The Toowoon Bay beach is located at the eastern end of Toowoon Bay Rd with access from Bay Road (250 metres south of the village intersection).  The beach is patrolled by Central Coast Council Lifeguard's during week days and lifesaver volunteers from the Toowoon Bay SLSC on weekends during summer. The Toowoon Bay SLSC has a  strong local following within The Entrance district.  In 2005, the Toowoon Bay SLSC had a new clubhouse constructed.

The beach is popular for swimming and fishing, with a gentle surf as the beach is protected from winds and strong currents. Sail boarding and kite surfing are popular out on the bay.

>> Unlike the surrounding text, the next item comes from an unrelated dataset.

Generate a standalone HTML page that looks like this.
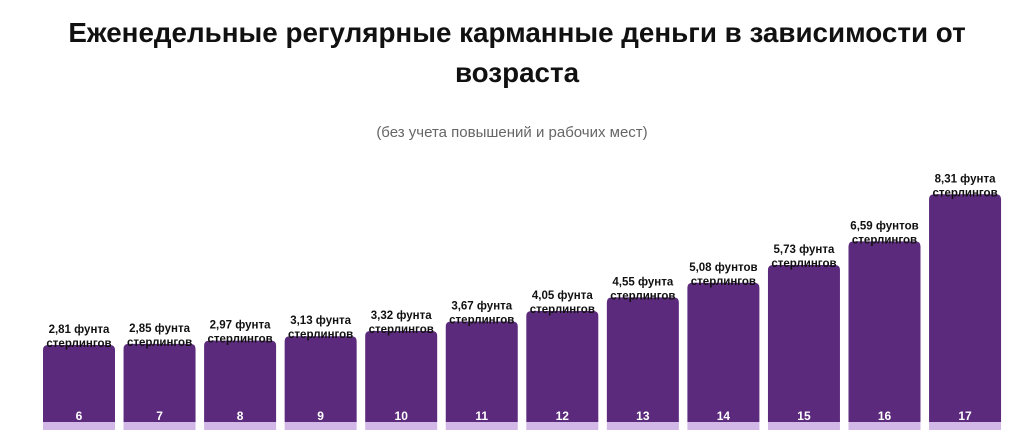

The closest shopping centre with full Coles supermarket, banks, and general retail is at The Entrance. It is also at The Entrance where recreation facilities including the ocean baths, cricket pitch, and memorial park are located. Diggers @ The Entrance (Tuggerah Lakes RSL) and The Entrance Bowls are the nearest clubs. The nearest pubs are The Jetty at Long Jetty or at The Entrance.

Education 

Children from Toowoon Bay are in the area for The Entrance Public School.

Transport 
Toowoon Bay is serviced by The Entrance Red Bus Service with one route to The Entrance. The closest railway station is Tuggerah railway station which is serviced by the Central Coast & Newcastle Line.